There is an intriguing scripture in Ecclesiastes written by King Solomon.
“9 The thing that hath been, it is that which shall be; and that which is done is that which shall be done: and there is no new thing under the sun.” (Ecclesiastes 1:9)
I have pondered that so many times trying to discern what it means. Perhaps if we break it down.
“The thing that hath been”
Refers to the past.
“It is that which shall be”
Refers to the future. In our jargon the past often repeats itself which is validated by a study of history. It is explained by scriptures. Everything is governed by law. There are temporal laws and there are spiritual laws. Laws are subject to the principle of causality. In other words, for every cause there is an effect, and for every effect there is a cause. History repeats itself because laws never change; therefore, consequences never change, whether temporal or spiritual. The laws of nature are fixed. That is what gives science predictability. It depends upon King Solomon’s statement being true.
“The thing that hath been, is that which shall be.”
The same is true with spiritual laws. Obedience to the laws of God brings blessings. Disobedience to the laws of God brings cursings. That is why history repeats itself.

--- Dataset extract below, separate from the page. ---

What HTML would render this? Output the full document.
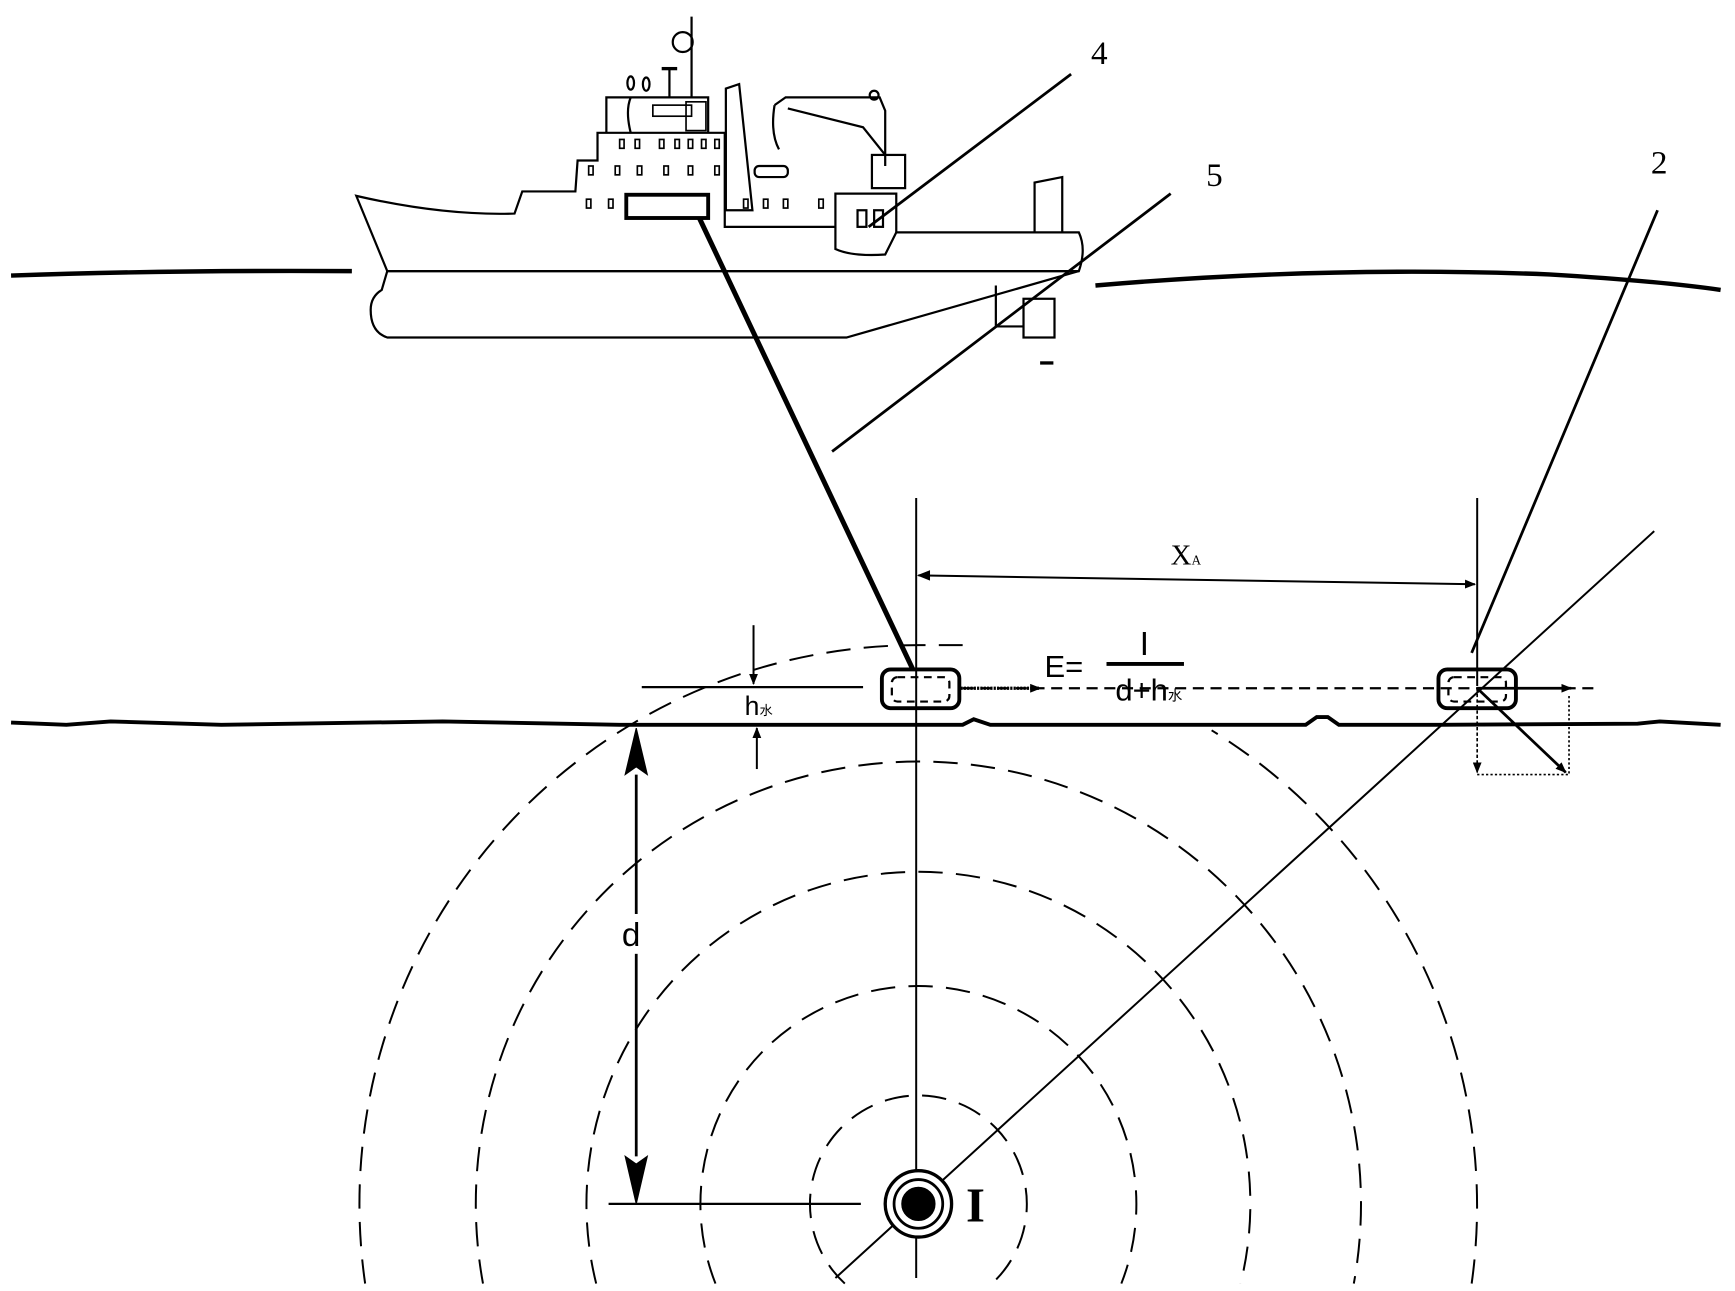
<!DOCTYPE html>
<html><head><meta charset="utf-8"><style>html,body{margin:0;padding:0;background:#fff;width:1735px;height:1291px;overflow:hidden;position:relative}svg{position:absolute;left:0;top:0;display:block}</style></head>
<body>
<svg width="1735" height="1291" viewBox="0 0 1568 1166.7" xmlns="http://www.w3.org/2000/svg">
<defs>
<marker id="ah" markerWidth="10" markerHeight="8" refX="9" refY="4" orient="auto" markerUnits="userSpaceOnUse"><path d="M0,0 L10,4 L0,8 Z" fill="#000"/></marker>
</defs>
<g fill="none" stroke="#000">
<path d="M10,249 Q150,244 318,245" stroke-width="4"/>
<path d="M990,258 Q1200,240 1400,248 Q1500,254 1555,262" stroke-width="4"/>
<path d="M10,653 L60,655 L100,652 L200,655 L400,652 L560,655 L700,655 L870,655 L880,650 L895,655 L1180,655 L1190,648 L1200,648 L1210,655 L1300,655 L1480,654 L1500,652 L1555,655" stroke-width="3.5"/>
<g stroke-width="2">
<path d="M322,177 Q400,195 465,193 L472,173 L520,173 L522,145 L540,145 L540,120 L655,120 L655,205 L755,205 L755,175 L810,175 L810,210 L975,210 Q982,225 975,245 L350,245 Z"/>
<path d="M350,245 L975,245 L765,305 L350,305 Q335,300 335,280 Q335,268 345,262 Z"/>
<path d="M548,120 L548,88 L640,88 L640,120"/>
<path d="M570,120 Q565,100 570,88"/>
<rect x="590" y="95" width="35" height="10" stroke-width="1.5"/>
<rect x="620" y="92" width="18" height="26" stroke-width="1.5"/>
<line x1="625" y1="15" x2="625" y2="88"/>
<circle cx="617" cy="38" r="9"/>
<line x1="598" y1="62" x2="612" y2="62" stroke-width="3"/>
<line x1="605" y1="62" x2="605" y2="88"/>
<ellipse cx="570" cy="75" rx="3" ry="6"/><ellipse cx="584" cy="76" rx="3" ry="6"/>
<path d="M656,80 L668,76 L680,190 L656,190 Z"/>
<path d="M700,95 L710,88 L795,88 L800,100 L800,150"/>
<path d="M712,98 L780,115 L800,140"/>
<path d="M700,95 Q696,120 704,135"/>
<circle cx="790" cy="86" r="4"/>
<rect x="788" y="140" width="30" height="30"/>
<rect x="682" y="150" width="30" height="10" rx="4"/>
<path d="M755,205 L755,225 Q770,232 800,230 L810,210"/>
<rect x="775" y="190" width="8" height="15"/><rect x="790" y="190" width="8" height="15"/>
<path d="M935,210 L935,165 L960,160 L960,210"/>
<path d="M900,258 L900,295 L925,295"/>
<rect x="925" y="270" width="28" height="35"/>
<line x1="940" y1="328" x2="952" y2="328" stroke-width="3"/>
</g>
<g stroke-width="1.5">
<rect x="560" y="126" width="4" height="8"/><rect x="574" y="126" width="4" height="8"/><rect x="596" y="126" width="4" height="8"/><rect x="610" y="126" width="4" height="8"/><rect x="622" y="126" width="4" height="8"/><rect x="634" y="126" width="4" height="8"/><rect x="646" y="126" width="4" height="8"/>
<rect x="532" y="150" width="4" height="8"/><rect x="556" y="150" width="4" height="8"/><rect x="576" y="150" width="4" height="8"/><rect x="600" y="150" width="4" height="8"/><rect x="622" y="150" width="4" height="8"/><rect x="646" y="150" width="4" height="8"/>
<rect x="530" y="180" width="4" height="8"/><rect x="550" y="180" width="4" height="8"/><rect x="672" y="180" width="4" height="8"/><rect x="690" y="180" width="4" height="8"/><rect x="708" y="180" width="4" height="8"/><rect x="740" y="180" width="4" height="8"/>
</g>
<rect x="566" y="176" width="74" height="21" stroke-width="3.5"/>
<line x1="632" y1="197" x2="825" y2="605" stroke-width="4.5"/>
<line x1="968" y1="67" x2="785" y2="205" stroke-width="2.5"/>
<line x1="1058" y1="175" x2="752" y2="408" stroke-width="2.5"/>
<line x1="1498" y1="190" x2="1330" y2="590" stroke-width="2.5"/>
<line x1="828" y1="450" x2="828" y2="1155" stroke-width="1.8"/>
<line x1="1335" y1="450" x2="1335" y2="620" stroke-width="1.8"/>
<line x1="830" y1="520" x2="1333" y2="528" stroke-width="1.8" marker-end="url(#ah)"/>
<path d="M840,516 L830,520 L840,524 Z" fill="#000"/>
<line x1="1495" y1="480" x2="755" y2="1155" stroke-width="1.8"/>
<g stroke-width="1.8" stroke-dasharray="22,12">
<path d="M763.5,1160 A98,98 0 1 1 896.5,1160"/>
<path d="M646.6,1160 A197,197 0 1 1 1013.4,1160"/>
<path d="M538.8,1160 A300,300 0 1 1 1121.2,1160"/>
<path d="M436.5,1160 A400,400 0 1 1 1223.5,1160"/>
<path d="M330,1160 A505,505 0 0 1 830,583 L870,583"/>
<path d="M1330,1160 A505,505 0 0 0 1095,660"/>
</g>
<rect x="797" y="605" width="70" height="35" rx="8" stroke-width="3.5"/>
<rect x="806" y="612" width="52" height="22" rx="5" stroke-width="2" stroke-dasharray="7,5"/>
<rect x="1300" y="605" width="70" height="35" rx="8" stroke-width="3.5"/>
<rect x="1309" y="612" width="52" height="22" rx="5" stroke-width="2" stroke-dasharray="7,5"/>
<line x1="580" y1="621" x2="780" y2="621" stroke-width="2"/>
<line x1="870" y1="622" x2="1440" y2="622" stroke-width="2" stroke-dasharray="10,6"/>
<line x1="868" y1="622" x2="940" y2="622" stroke-width="3" stroke-dasharray="2,1" marker-end="url(#ah)"/>
<line x1="1335" y1="622" x2="1420" y2="622" stroke-width="2.5" marker-end="url(#ah)"/>
<line x1="1335" y1="622" x2="1415" y2="698" stroke-width="2.5" marker-end="url(#ah)"/>
<line x1="1335" y1="622" x2="1335" y2="698" stroke-width="1.5" stroke-dasharray="3,2" marker-end="url(#ah)"/>
<path d="M1335,700 L1418,700 L1418,628" stroke-width="1.5" stroke-dasharray="2,2"/>
<line x1="681" y1="565" x2="681" y2="618" stroke-width="1.8" marker-end="url(#ah)"/>
<line x1="684" y1="695" x2="684" y2="658" stroke-width="1.8" marker-end="url(#ah)"/>
<line x1="575" y1="700" x2="575" y2="1045" stroke-width="2.5"/>
<rect x="560" y="826" width="30" height="36" fill="#fff" stroke="none"/>
<path d="M575,658 L565,700 L575,693 L585,700 Z" fill="#000"/>
<path d="M575,1088 L565,1045 L575,1052 L585,1045 Z" fill="#000"/>
<line x1="550" y1="1088" x2="778" y2="1088" stroke-width="2"/>
<line x1="1000" y1="600" x2="1070" y2="600" stroke-width="3.5"/>
<circle cx="830" cy="1088" r="30" stroke-width="3" fill="#fff"/>
<circle cx="830" cy="1088" r="22" stroke-width="2.5"/>
<circle cx="830" cy="1088" r="15" fill="#000"/>
</g>
<g font-family="Liberation Serif, serif" fill="#000">
<text x="986" y="58" font-size="30">4</text>
<text x="1090" y="168" font-size="30">5</text>
<text x="1492" y="157" font-size="30">2</text>
<text x="1058" y="510" font-size="26">X<tspan font-size="12">A</tspan></text>
<text x="873" y="1104" font-size="44" font-weight="bold">I</text>
</g>
<g font-family="Liberation Sans, 'Noto Sans CJK SC', sans-serif" fill="#000">
<text x="944" y="612" font-size="28">E=</text>
<text x="1030" y="592" font-size="30">I</text>
<text x="1008" y="633" font-size="28">d+h<tspan font-size="13">水</tspan></text>
<text x="673" y="646" font-size="24">h<tspan font-size="12">水</tspan></text>
<text x="562" y="855" font-size="30">d</text>
</g>
</svg>
</body></html>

The second part of Solomon’s statement is a repetition with variation of the first.
“And that which is done is that which shall be done.”
Every generation must learn for themselves right and wrong, good and evil, law and lawlessness. Though we are all unique in our own way, we are alike in everything. Differences manifest themselves because we have agency. We cannot choose laws. Laws choose us, but we can choose to ignore temporal laws and thus suffer the consequences or break spiritual laws and thus suffer the consequences. It is sin that creates variety. It is the ability to choose between good and evil that creates agency. People who commit the same sins suffer the same consequences.
The third statement is a little more complicated.
“And there is no new thing under the sun.”
We can only assume that if two people are on a journey in a dimension where nothing is fixed, then time is relative. If one stops, but the other keeps going, how is the distance between the two measured? Is it quantitative or qualitative? On earth, with the appearance of fixed referents, it may appear quantitative, measured in kilometers or miles or landmarks, or time but on our journey through life, it is qualitative.
Only on earth is time linear, and that is an illusion. The earth isn’t fixed. It spins at 24,000 miles an hour giving us the appearance of a day. Entropy is the only thing that gives time its arrow. What happens to time in a world where nothing dies? The earth appears flat only because of our perspective. We may digitize time, but our celestial clocks measure time in circles, everything returning to its origin. Because we travel in circles, growth is not linear. In the temporal dimension our physical body changes. In the spiritual dimension where the soul is immortal, change only happens within us regardless of our coordinates.
The moon circles the earth, the earth circles the sun, our solar system circles the Milky Way, the Milky Way circles other galaxies, and all galaxies circle the throne of God, our creator, wheels within wheels, ending where we began.
It isn’t where we are when we die that matters. It is who we are. The only thing that breaks the pattern is death. We all die somewhere between sunrise and sunset. We remain in the earthly dimension travelling in circles around and around the sun until death releases us. What matters if we die at perihelion or aphelion, we are no further away from God?